**Description of the task**
Reply with one number only: the count of lines below that contain the word "chart".

**Data to process**
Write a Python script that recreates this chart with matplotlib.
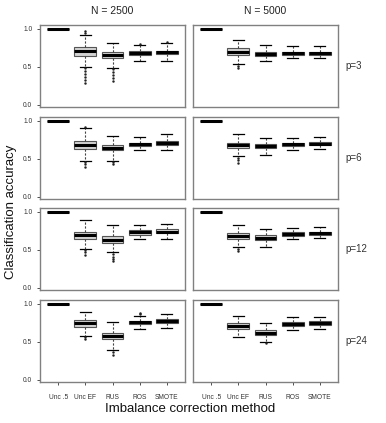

--

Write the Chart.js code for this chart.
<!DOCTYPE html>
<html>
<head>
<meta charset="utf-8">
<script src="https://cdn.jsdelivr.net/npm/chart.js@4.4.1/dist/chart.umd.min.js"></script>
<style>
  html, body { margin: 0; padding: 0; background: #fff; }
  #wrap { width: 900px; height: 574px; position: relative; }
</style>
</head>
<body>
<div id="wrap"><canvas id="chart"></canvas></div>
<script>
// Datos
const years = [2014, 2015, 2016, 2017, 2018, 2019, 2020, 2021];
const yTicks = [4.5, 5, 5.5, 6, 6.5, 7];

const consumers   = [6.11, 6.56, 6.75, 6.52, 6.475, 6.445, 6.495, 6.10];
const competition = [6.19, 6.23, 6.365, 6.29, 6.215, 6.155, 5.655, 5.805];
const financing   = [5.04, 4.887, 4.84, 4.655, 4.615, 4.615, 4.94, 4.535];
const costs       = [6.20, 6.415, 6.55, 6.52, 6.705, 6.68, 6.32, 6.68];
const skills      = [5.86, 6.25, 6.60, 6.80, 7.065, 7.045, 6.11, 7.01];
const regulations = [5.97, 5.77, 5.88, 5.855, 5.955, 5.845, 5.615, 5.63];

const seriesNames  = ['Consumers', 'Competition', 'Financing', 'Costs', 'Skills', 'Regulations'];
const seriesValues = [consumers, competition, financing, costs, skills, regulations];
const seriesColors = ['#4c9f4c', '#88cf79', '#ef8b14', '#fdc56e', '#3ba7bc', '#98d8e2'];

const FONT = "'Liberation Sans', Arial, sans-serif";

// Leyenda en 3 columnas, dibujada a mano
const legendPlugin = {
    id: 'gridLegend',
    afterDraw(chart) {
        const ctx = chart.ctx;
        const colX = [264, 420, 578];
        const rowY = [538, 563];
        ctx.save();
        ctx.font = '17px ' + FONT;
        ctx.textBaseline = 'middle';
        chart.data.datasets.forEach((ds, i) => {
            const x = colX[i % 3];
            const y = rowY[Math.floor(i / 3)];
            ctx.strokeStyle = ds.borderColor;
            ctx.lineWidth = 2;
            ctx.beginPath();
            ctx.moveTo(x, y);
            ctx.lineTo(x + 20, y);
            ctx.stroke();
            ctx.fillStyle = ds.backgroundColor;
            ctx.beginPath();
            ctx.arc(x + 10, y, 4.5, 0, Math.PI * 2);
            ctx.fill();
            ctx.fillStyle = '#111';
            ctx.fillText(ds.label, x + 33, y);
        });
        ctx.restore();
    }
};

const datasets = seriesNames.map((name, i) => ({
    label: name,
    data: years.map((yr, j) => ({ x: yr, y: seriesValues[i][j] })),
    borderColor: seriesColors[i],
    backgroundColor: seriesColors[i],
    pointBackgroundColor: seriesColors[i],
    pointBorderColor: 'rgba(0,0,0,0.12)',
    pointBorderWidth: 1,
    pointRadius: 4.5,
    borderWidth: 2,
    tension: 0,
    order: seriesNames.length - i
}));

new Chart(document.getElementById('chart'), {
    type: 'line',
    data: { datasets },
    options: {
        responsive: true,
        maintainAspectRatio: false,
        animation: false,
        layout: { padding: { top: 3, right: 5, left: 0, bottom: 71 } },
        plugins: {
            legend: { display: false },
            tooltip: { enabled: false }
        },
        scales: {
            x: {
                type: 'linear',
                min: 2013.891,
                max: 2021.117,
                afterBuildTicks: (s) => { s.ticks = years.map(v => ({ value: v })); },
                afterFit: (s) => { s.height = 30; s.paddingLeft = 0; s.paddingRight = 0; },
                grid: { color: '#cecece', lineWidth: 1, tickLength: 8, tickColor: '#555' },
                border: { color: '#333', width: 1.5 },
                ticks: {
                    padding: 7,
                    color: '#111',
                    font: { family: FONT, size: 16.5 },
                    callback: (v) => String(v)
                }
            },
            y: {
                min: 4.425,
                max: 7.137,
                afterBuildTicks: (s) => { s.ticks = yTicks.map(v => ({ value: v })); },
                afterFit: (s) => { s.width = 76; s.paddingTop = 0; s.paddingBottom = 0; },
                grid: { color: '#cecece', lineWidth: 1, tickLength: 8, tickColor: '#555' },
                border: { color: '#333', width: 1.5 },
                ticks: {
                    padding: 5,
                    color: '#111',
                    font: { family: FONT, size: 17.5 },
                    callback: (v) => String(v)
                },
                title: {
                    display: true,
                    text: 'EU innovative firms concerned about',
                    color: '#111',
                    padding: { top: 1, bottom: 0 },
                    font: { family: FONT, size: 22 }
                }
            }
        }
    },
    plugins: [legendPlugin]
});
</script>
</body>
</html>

* * *

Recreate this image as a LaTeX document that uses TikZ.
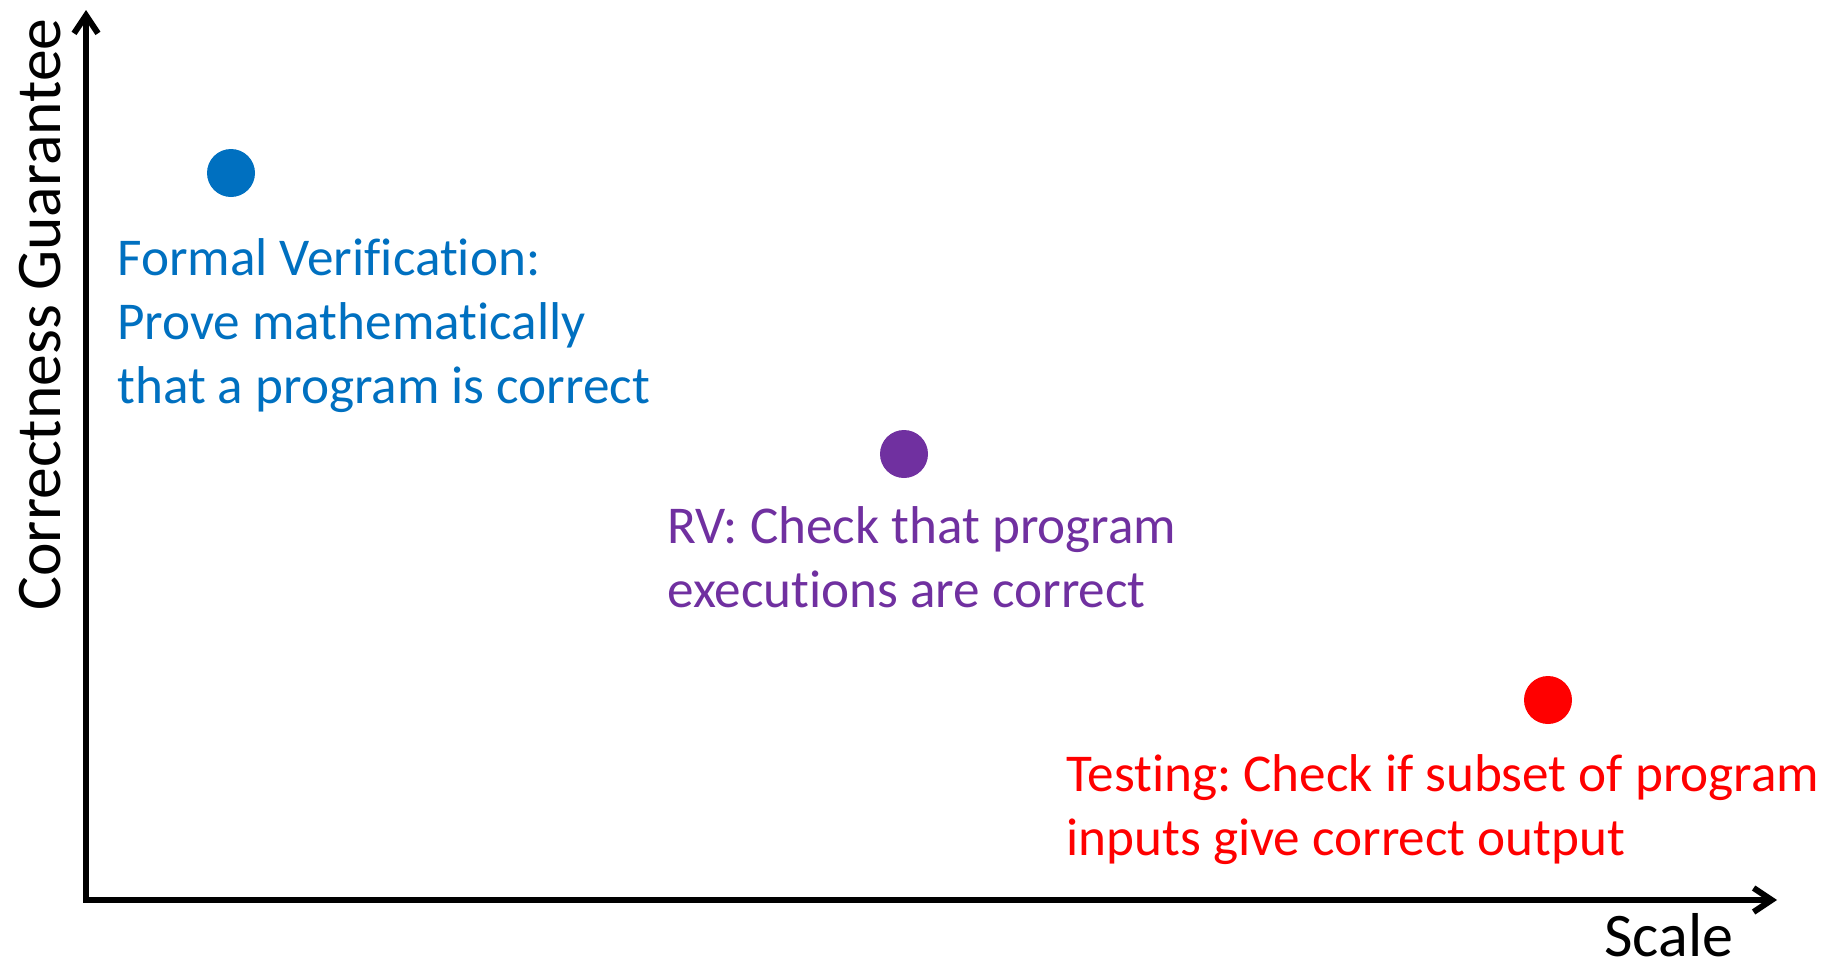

**Exercise response**
8